Find the line with "Convert this chart" and the line with "import * as d3 from 'd3';", then repeat both of them and every line in between exactly. Omit the pictures.
---------- Material for the task
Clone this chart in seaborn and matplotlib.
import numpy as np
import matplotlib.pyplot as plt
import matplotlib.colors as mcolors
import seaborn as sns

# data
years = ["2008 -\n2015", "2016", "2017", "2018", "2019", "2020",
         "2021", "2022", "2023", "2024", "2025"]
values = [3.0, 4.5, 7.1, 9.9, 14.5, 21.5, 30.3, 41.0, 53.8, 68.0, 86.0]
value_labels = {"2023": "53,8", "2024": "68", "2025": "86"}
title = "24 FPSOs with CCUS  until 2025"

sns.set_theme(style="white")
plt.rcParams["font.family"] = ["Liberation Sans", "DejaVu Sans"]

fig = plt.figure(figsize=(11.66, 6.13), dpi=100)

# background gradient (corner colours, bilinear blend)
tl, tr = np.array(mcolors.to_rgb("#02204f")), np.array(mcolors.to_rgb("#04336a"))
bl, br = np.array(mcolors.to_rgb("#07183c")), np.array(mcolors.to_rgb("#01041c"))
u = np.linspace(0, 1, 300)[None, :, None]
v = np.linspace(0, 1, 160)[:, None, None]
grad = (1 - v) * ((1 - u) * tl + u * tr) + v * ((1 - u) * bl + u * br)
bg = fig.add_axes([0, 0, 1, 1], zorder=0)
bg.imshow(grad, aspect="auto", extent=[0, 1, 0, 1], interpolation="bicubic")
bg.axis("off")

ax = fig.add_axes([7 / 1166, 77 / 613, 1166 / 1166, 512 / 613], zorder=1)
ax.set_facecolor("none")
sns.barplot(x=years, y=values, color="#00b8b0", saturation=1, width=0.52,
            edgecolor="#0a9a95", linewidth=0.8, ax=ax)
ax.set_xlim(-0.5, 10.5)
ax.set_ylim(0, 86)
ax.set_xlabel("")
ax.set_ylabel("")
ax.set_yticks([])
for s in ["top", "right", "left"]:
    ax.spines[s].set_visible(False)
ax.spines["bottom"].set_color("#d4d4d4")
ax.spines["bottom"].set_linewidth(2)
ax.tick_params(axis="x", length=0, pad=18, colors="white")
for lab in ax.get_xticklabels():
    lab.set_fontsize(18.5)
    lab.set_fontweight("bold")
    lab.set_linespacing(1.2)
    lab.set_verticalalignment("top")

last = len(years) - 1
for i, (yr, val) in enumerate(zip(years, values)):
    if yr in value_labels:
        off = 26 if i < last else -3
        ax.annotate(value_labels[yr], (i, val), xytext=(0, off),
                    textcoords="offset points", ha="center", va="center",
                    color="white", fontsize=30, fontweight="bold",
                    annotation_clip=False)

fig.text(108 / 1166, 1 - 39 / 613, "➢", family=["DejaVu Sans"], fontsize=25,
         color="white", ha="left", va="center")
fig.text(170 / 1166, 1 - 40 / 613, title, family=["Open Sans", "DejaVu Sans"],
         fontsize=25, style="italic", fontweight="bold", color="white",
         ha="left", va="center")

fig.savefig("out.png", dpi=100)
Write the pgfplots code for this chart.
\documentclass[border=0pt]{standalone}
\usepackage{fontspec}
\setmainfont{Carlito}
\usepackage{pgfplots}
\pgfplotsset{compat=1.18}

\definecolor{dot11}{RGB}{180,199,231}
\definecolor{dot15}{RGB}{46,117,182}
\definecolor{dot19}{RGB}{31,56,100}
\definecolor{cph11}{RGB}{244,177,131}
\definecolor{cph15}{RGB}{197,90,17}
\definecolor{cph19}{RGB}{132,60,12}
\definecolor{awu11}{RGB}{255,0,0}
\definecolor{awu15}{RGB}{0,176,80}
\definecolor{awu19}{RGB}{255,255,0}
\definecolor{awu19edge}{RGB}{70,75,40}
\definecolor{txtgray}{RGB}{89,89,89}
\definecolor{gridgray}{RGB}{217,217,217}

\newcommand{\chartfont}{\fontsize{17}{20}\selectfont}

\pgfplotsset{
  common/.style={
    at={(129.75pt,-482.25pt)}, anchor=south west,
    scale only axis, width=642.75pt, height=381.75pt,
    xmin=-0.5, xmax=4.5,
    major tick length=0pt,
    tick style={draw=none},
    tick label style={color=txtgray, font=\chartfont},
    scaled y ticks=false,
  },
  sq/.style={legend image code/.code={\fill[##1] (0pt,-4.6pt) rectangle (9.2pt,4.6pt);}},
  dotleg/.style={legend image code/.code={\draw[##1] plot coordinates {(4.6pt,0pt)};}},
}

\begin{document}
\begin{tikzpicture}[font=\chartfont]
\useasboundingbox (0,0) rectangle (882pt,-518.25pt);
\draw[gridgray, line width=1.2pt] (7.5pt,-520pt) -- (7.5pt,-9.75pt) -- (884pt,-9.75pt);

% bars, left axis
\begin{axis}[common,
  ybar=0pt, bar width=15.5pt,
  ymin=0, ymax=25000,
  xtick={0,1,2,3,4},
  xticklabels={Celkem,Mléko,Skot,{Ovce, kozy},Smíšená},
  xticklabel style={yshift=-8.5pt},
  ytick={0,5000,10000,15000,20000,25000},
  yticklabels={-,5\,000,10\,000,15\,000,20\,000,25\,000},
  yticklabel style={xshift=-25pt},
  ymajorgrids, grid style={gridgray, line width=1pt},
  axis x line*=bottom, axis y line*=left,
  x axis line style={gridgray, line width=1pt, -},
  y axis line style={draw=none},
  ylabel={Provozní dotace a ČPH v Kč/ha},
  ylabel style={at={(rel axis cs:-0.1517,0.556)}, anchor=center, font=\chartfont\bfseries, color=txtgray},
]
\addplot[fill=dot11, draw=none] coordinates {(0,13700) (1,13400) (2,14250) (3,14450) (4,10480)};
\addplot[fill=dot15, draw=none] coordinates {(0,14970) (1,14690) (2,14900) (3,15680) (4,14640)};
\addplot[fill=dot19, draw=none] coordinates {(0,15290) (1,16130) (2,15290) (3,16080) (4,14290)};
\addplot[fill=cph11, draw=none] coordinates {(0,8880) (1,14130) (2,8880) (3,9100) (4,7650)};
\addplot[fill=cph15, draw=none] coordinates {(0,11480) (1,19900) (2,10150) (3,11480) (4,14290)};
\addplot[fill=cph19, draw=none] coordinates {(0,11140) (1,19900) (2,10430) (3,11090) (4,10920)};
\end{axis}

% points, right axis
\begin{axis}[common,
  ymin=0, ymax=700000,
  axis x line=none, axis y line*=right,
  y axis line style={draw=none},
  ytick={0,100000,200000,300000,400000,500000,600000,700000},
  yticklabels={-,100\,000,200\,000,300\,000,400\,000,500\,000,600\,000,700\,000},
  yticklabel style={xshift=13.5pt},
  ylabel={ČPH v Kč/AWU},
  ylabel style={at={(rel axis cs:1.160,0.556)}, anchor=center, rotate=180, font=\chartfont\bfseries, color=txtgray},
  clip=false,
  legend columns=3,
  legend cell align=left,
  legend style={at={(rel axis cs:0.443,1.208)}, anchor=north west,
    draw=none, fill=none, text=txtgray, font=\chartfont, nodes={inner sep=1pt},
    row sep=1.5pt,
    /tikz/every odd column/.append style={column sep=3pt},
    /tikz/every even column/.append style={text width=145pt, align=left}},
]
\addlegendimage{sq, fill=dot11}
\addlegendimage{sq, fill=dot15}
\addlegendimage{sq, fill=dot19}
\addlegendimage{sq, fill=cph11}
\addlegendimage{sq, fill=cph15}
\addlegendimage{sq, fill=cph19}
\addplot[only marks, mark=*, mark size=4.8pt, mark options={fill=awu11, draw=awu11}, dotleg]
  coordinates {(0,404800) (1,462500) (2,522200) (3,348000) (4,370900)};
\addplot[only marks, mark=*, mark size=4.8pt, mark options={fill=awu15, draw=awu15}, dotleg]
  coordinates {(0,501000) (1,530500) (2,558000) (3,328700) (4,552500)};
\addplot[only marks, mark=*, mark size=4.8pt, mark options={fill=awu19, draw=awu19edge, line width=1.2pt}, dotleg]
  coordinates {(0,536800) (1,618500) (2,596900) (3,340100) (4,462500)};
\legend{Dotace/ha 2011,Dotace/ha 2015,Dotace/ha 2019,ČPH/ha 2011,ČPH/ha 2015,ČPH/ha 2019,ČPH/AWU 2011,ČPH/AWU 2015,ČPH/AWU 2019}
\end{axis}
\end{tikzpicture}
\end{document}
--------------------
---------- Material for the task
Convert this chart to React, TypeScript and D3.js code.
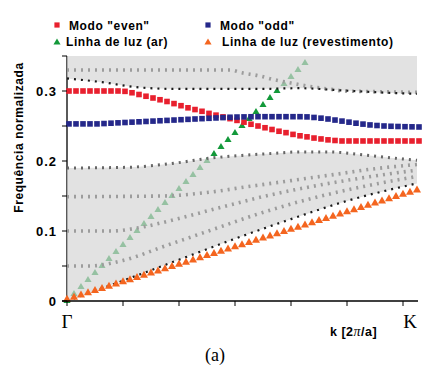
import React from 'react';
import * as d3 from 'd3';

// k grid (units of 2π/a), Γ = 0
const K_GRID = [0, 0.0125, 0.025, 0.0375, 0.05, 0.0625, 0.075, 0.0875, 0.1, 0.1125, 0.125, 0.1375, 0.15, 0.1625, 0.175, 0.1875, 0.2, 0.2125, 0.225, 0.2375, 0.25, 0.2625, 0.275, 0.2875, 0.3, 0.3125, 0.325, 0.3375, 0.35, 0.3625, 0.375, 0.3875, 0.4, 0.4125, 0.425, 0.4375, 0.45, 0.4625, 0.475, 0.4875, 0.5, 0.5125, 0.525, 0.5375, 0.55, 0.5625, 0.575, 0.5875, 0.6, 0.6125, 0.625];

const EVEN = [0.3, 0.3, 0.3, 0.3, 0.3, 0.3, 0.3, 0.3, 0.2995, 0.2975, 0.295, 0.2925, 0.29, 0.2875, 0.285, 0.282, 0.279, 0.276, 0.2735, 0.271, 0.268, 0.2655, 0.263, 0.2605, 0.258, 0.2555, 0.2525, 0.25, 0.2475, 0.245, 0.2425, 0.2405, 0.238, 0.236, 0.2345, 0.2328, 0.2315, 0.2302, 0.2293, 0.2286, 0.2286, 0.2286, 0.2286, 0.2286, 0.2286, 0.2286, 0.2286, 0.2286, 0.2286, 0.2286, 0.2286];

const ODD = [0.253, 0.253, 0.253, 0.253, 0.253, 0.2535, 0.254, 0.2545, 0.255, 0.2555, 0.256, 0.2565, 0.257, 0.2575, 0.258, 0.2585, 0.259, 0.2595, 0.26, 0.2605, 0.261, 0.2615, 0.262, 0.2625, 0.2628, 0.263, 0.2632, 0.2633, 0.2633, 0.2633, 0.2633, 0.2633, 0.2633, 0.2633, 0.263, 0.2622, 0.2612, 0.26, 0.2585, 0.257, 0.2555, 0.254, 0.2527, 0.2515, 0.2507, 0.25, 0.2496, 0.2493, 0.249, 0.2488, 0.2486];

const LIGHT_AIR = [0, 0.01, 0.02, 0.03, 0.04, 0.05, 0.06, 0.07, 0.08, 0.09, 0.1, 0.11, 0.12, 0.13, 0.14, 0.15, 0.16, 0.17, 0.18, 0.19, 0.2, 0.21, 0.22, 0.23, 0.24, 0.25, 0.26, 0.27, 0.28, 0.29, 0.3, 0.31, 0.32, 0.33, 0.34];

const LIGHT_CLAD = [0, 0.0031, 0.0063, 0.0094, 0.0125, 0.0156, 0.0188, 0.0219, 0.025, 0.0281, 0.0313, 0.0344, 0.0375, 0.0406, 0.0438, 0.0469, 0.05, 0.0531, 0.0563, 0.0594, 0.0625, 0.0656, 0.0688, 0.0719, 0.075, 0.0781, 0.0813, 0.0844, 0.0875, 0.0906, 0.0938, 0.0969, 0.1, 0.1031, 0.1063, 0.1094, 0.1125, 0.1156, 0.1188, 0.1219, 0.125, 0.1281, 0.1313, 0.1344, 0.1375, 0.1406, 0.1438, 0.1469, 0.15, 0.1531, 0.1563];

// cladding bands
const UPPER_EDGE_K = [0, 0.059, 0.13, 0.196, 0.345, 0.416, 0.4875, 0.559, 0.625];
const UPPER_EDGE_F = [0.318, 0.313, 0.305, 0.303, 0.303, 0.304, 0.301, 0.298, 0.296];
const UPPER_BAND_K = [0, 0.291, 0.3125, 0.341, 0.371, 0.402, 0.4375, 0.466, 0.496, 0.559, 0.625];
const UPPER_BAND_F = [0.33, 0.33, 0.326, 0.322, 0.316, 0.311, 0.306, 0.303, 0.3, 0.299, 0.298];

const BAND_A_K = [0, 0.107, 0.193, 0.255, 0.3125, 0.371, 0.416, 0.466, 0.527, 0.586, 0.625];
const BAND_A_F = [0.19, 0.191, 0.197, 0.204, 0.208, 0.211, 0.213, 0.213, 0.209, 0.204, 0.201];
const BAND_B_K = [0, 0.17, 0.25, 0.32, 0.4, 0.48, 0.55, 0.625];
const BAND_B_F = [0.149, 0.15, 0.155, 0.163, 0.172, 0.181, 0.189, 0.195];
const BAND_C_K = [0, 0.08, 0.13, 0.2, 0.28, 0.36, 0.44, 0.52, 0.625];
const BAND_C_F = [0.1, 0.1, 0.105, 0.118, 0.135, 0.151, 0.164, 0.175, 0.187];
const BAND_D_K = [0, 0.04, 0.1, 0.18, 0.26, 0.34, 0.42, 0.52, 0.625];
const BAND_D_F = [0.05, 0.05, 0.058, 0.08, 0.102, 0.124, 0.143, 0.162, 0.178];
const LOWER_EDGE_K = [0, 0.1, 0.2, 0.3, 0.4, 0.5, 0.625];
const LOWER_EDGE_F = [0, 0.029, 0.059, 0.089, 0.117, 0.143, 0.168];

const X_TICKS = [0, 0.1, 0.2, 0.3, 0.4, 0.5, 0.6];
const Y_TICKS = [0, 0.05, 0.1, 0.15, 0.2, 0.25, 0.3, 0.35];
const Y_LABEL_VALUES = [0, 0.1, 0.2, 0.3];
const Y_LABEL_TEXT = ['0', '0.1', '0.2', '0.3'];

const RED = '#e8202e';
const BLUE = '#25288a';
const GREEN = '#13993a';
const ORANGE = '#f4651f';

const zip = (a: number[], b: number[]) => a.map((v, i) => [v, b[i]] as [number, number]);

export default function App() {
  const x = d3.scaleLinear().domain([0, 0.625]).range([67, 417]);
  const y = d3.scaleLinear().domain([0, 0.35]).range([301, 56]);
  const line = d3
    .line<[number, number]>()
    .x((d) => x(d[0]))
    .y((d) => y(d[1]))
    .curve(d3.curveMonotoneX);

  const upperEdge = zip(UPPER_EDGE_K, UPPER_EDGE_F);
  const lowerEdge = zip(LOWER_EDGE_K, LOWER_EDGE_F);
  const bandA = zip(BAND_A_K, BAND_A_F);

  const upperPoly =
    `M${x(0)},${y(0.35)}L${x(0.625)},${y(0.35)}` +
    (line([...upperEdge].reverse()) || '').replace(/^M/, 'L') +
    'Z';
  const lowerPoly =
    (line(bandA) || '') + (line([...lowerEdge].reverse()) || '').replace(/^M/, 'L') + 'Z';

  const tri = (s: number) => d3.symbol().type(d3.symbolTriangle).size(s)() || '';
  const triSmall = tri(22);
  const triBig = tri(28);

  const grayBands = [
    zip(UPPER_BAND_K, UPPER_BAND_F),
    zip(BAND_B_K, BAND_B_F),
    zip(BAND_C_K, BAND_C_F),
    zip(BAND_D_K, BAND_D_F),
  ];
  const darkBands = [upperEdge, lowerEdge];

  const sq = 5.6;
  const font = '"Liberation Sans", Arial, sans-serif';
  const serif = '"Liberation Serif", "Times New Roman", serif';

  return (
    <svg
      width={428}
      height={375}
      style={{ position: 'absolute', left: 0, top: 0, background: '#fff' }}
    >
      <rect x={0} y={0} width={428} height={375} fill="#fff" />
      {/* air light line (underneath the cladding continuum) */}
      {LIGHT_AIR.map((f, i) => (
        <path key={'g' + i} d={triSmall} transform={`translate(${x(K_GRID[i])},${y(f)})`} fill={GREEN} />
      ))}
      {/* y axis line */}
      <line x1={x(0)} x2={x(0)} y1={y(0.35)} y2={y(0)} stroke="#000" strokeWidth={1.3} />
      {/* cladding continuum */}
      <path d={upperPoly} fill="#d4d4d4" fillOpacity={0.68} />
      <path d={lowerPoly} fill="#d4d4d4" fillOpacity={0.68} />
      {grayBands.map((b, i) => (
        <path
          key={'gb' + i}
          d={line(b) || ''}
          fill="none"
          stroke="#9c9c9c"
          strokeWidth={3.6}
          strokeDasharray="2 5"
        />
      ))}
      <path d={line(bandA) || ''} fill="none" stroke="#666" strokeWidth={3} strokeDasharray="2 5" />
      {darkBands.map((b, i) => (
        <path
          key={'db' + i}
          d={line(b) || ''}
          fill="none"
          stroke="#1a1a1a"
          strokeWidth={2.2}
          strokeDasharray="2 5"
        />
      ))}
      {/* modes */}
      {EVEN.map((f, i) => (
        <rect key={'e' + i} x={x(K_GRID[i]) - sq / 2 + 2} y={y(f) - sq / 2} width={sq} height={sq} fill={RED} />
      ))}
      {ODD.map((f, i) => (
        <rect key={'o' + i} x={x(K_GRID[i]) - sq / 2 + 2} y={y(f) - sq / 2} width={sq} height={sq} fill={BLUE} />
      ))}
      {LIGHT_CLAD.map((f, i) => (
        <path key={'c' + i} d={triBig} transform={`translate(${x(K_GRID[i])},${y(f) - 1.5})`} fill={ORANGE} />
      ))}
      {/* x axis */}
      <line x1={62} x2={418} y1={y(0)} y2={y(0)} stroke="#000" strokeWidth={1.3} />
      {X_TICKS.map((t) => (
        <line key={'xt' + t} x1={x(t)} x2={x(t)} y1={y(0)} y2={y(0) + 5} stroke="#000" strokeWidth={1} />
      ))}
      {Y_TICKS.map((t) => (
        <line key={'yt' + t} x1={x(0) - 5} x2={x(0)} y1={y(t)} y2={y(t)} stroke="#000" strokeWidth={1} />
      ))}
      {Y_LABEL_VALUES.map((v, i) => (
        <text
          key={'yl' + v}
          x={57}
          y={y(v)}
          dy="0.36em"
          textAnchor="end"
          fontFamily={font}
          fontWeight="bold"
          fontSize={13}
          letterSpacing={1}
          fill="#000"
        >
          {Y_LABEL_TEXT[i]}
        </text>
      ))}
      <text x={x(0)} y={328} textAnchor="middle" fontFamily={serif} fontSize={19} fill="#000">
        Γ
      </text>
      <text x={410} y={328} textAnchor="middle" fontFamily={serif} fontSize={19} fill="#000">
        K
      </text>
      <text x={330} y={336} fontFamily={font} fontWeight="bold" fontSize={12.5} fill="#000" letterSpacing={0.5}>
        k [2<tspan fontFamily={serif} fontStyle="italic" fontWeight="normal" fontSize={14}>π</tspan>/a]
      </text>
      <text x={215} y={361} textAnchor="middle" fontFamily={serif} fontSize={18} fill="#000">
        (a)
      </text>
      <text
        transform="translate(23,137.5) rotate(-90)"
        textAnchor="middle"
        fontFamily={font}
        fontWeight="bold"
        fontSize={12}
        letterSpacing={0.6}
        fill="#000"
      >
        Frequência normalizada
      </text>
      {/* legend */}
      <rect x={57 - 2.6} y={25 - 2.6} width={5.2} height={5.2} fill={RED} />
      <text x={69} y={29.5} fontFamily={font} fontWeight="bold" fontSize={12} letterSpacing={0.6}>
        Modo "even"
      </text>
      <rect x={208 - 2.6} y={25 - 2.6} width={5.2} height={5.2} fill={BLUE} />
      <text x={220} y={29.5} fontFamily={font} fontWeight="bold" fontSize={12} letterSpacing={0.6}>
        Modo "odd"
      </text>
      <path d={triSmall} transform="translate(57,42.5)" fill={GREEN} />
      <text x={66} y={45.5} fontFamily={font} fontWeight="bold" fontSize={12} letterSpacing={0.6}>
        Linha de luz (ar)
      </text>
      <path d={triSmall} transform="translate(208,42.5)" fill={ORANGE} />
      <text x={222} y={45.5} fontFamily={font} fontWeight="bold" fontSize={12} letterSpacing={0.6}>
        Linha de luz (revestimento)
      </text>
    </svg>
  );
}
--------------------
---------- Material for the task
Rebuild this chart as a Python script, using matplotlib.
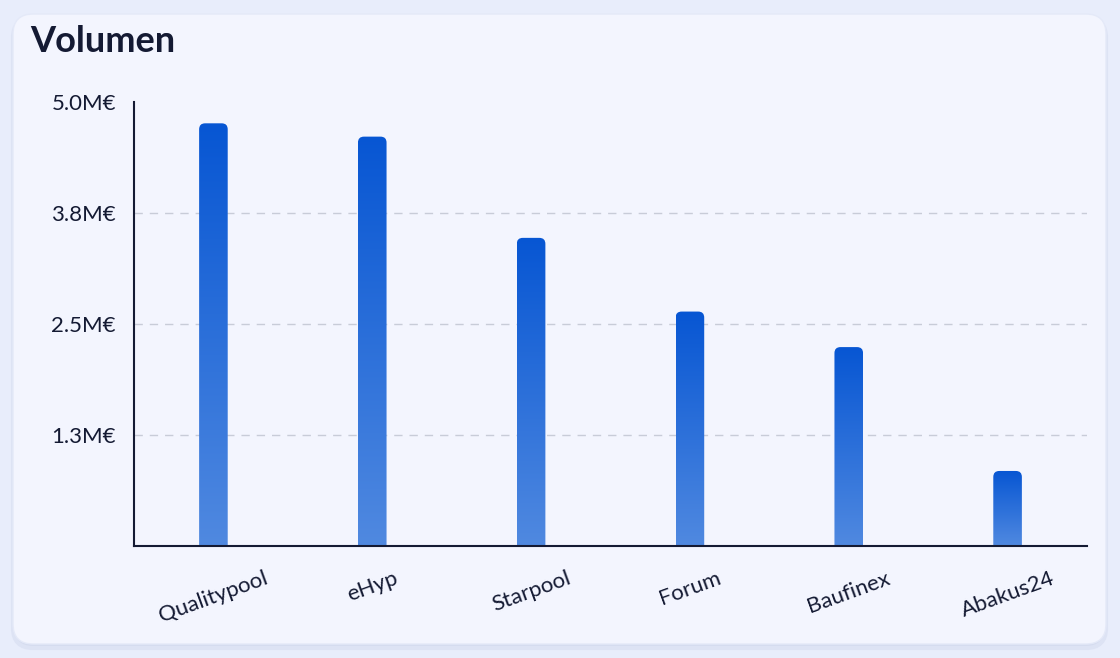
--------------------
Reply to the task:
Convert this chart to React, TypeScript and D3.js code.
import React from 'react';
import * as d3 from 'd3';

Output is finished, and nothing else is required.